• _Provided data_:
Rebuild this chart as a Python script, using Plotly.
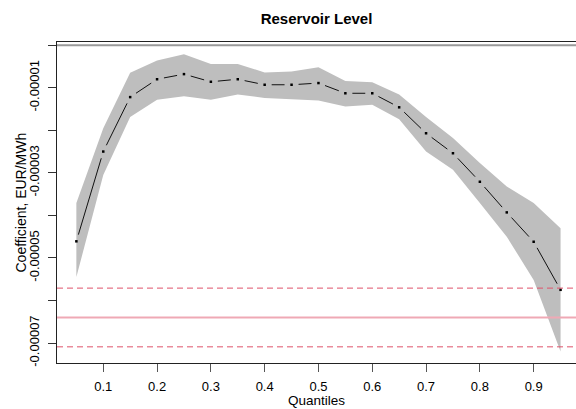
import plotly.graph_objects as go

# Quantile regression estimates for the reservoir level coefficient
quantiles = [0.05, 0.10, 0.15, 0.20, 0.25, 0.30, 0.35, 0.40, 0.45, 0.50,
             0.55, 0.60, 0.65, 0.70, 0.75, 0.80, 0.85, 0.90, 0.95]
coef = [-4.61e-5, -2.50e-5, -1.22e-5, -0.80e-5, -0.68e-5, -0.86e-5, -0.80e-5,
        -0.93e-5, -0.93e-5, -0.89e-5, -1.13e-5, -1.13e-5, -1.46e-5, -2.07e-5,
        -2.54e-5, -3.21e-5, -3.93e-5, -4.62e-5, -5.75e-5]
ci_upper = [-3.71e-5, -1.95e-5, -0.65e-5, -0.36e-5, -0.21e-5, -0.44e-5, -0.44e-5,
            -0.64e-5, -0.62e-5, -0.52e-5, -0.84e-5, -0.87e-5, -1.16e-5, -1.69e-5,
            -2.18e-5, -2.77e-5, -3.32e-5, -3.71e-5, -4.30e-5]
ci_lower = [-5.45e-5, -3.05e-5, -1.69e-5, -1.28e-5, -1.20e-5, -1.28e-5, -1.16e-5,
            -1.24e-5, -1.27e-5, -1.30e-5, -1.44e-5, -1.40e-5, -1.74e-5, -2.50e-5,
            -2.93e-5, -3.71e-5, -4.50e-5, -5.52e-5, -7.20e-5]

# OLS estimate with its confidence bounds
ols_coef = -6.40e-5
ols_lo = -7.09e-5
ols_hi = -5.71e-5

y_ticks = [0, -1e-5, -2e-5, -3e-5, -4e-5, -5e-5, -6e-5, -7e-5]
y_ticktext = ["", "-0.00001", "", "-0.00003", "", "-0.00005", "", "-0.00007"]
x_ticks = [0.1, 0.2, 0.3, 0.4, 0.5, 0.6, 0.7, 0.8, 0.9]
x_ticktext = ["0.1", "0.2", "0.3", "0.4", "0.5", "0.6", "0.7", "0.8", "0.9"]

W, H = 576, 409
margin = dict(l=57, r=0, t=42, b=46)
x_range = [0.014, 0.9787]
y_range = [-7.47e-5, 0.075e-5]

FONT = "Liberation Sans, Arial, sans-serif"
RED = "#DF536B"

# pixel scale of the plotting region, used to leave small gaps around the points
plot_w = W - margin["l"] - margin["r"]
plot_h = H - margin["t"] - margin["b"]
sx = plot_w / (x_range[1] - x_range[0])
sy = plot_h / (y_range[1] - y_range[0])
gap = 7.0

seg_x, seg_y = [], []
for i in range(len(quantiles) - 1):
    x0, y0, x1, y1 = quantiles[i], coef[i], quantiles[i + 1], coef[i + 1]
    dx, dy = (x1 - x0) * sx, (y1 - y0) * sy
    length = (dx * dx + dy * dy) ** 0.5
    if length <= 2 * gap:
        continue
    f = gap / length
    seg_x += [x0 + (x1 - x0) * f, x1 - (x1 - x0) * f, None]
    seg_y += [y0 + (y1 - y0) * f, y1 - (y1 - y0) * f, None]

fig = go.Figure()

# confidence band
fig.add_trace(go.Scatter(
    x=quantiles + quantiles[::-1],
    y=ci_upper + ci_lower[::-1],
    fill="toself", fillcolor="#BEBEBE",
    line=dict(width=0), mode="lines", hoverinfo="skip", showlegend=False,
))

# OLS lines
fig.add_hline(y=ols_hi, line=dict(color=RED, width=1, dash="6px,4px"))
fig.add_hline(y=ols_lo, line=dict(color=RED, width=1, dash="6px,4px"))
fig.add_hline(y=ols_coef, line=dict(color="#EFA9B5", width=2))
# zero reference
fig.add_hline(y=0, line=dict(color="#9a9a9a", width=2))

# estimate path: segments with gaps plus small point markers
fig.add_trace(go.Scatter(
    x=seg_x, y=seg_y, mode="lines",
    line=dict(color="#111111", width=1), showlegend=False, hoverinfo="skip",
))
fig.add_trace(go.Scatter(
    x=quantiles, y=coef, mode="markers",
    marker=dict(color="black", size=2.5, symbol="square"),
    showlegend=False,
))

fig.update_layout(
    width=W, height=H, margin=margin,
    paper_bgcolor="white", plot_bgcolor="white",
    font=dict(family=FONT, color="black", size=13),
    title=dict(text="<b>Reservoir Level</b>", x=0.5, xref="paper", xanchor="center",
               y=1 - 19 / H, yref="container", yanchor="middle",
               font=dict(size=15, family=FONT, color="black")),
    showlegend=False,
)
fig.update_xaxes(
    range=x_range, showgrid=False, zeroline=False,
    showline=True, linecolor="#222222", linewidth=1, mirror=True,
    ticks="outside", ticklen=8, tickcolor="#555555", tickwidth=1,
    tickvals=x_ticks, ticktext=x_ticktext, tickfont=dict(size=13),
    ticklabelstandoff=3,
)
fig.update_yaxes(
    range=y_range, showgrid=False, zeroline=False,
    showline=True, linecolor="#222222", linewidth=1, mirror=False,
    ticks="outside", ticklen=8, tickcolor="#333333", tickwidth=1,
    tickvals=y_ticks, ticktext=y_ticktext, tickangle=-90, tickfont=dict(size=13),
    ticklabelstandoff=4,
)

fig.add_annotation(text="Quantiles", x=0.5, xref="paper", y=-(409 - 363) / plot_h,
                   yref="paper", xanchor="center", yanchor="bottom", borderpad=0,
                   showarrow=False, font=dict(size=13.5, family=FONT))
fig.add_annotation(text="Coefficient, EUR/MWh", x=-(57 - 20) / plot_w, xref="paper",
                   y=0.5, yref="paper", xanchor="center", yanchor="middle",
                   textangle=-90, showarrow=False, font=dict(size=14, family=FONT))

fig.write_html("out.html")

• _What the task requires_: Reproduce exactly the run of lines that opens the listing and closes with the line holding "import plotly.graph_objects as go". Pictures are excluded.

• _Solution to the exercise_:
Rebuild this chart as a Python script, using Plotly.
import plotly.graph_objects as go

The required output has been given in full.